The senior lawmaker pointed to the easing of some sanctions by the US Treasury and EU’s top court, and said, “The sanctions imposed by the US and the EU’s top court have so far been unilateral and illegal.”
On Friday, the EU’s top court thrown out sanctions imposed against eight Iranian banks and companies for their alleged ties to Iran’s nuclear energy program, media reports said.
The European Court of Justice in Luxembourg ruled that there was not sufficient evidence to justify the unilateral sanctions imposed by the bloc on the Iranian entities, AP reported.
Iranian President Hassan Rouhani is slated to visit the US later this month to attend the 68th annual meeting of the UN General Assembly which is due to open in New York on September 17.
The Iranian president’s visit to the US is of high importance since Tehran and Washington are at loggerheads over different issues, including Iran’s peaceful nuclear program and regional developments, specially in Syria, etc.
Political observers believe that Rouhani who is called ‘a man of moderation’ can break the ice of relations between Iran and the US, while protecting Iran’s rights and position at regional and international levels.

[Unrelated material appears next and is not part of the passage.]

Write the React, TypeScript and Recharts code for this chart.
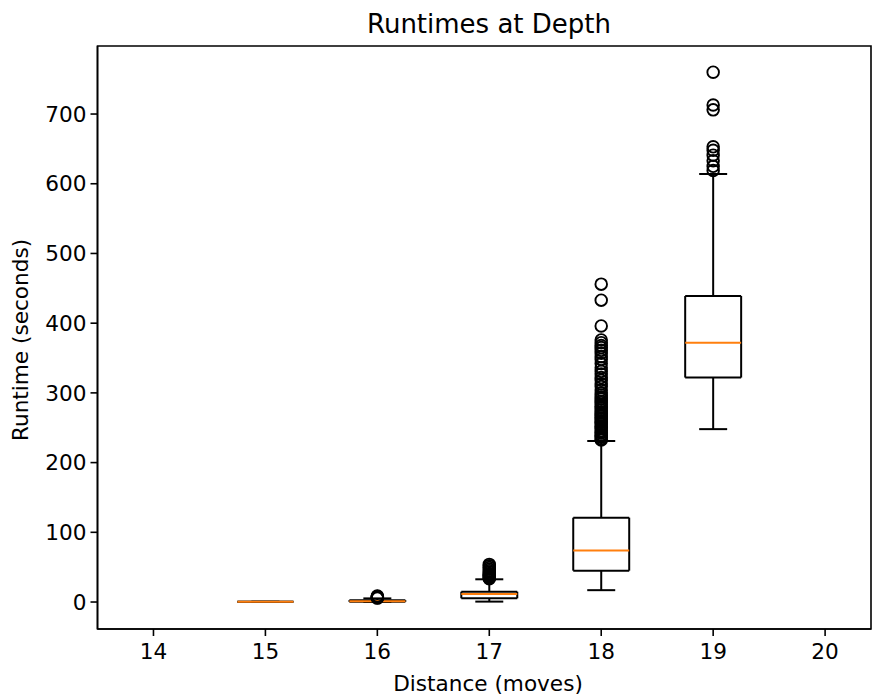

In August, Democrat Congressman David Price voiced optimism about future talks between Tehran and the world powers, the US in particular, under Iran’s President Rouhani, and urged US President Barack Obama not to miss this significant opportunity.
He reiterated that it will be a big mistake if President Obama administration misses the chance of resolving the nuclear standoff with Iran following the election of President Rouhani.
The United States and Iran broke diplomatic relations in April 1980, after Iranian students seized the United States’ espionage center at its embassy in Tehran. The two countries have had tense relations ever since, but have shown willingness to attend talks to help resolve regional issues, including security in Iraq. Yet, the two countries have avoided talks on bilateral issues for the last thirty years.
Washington and its Western allies accuse Iran of trying to develop nuclear weapons under the cover of a civilian nuclear program, while they have never presented any corroborative evidence to substantiate their allegations. Iran denies the charges and insists that its nuclear program is for peaceful purposes only.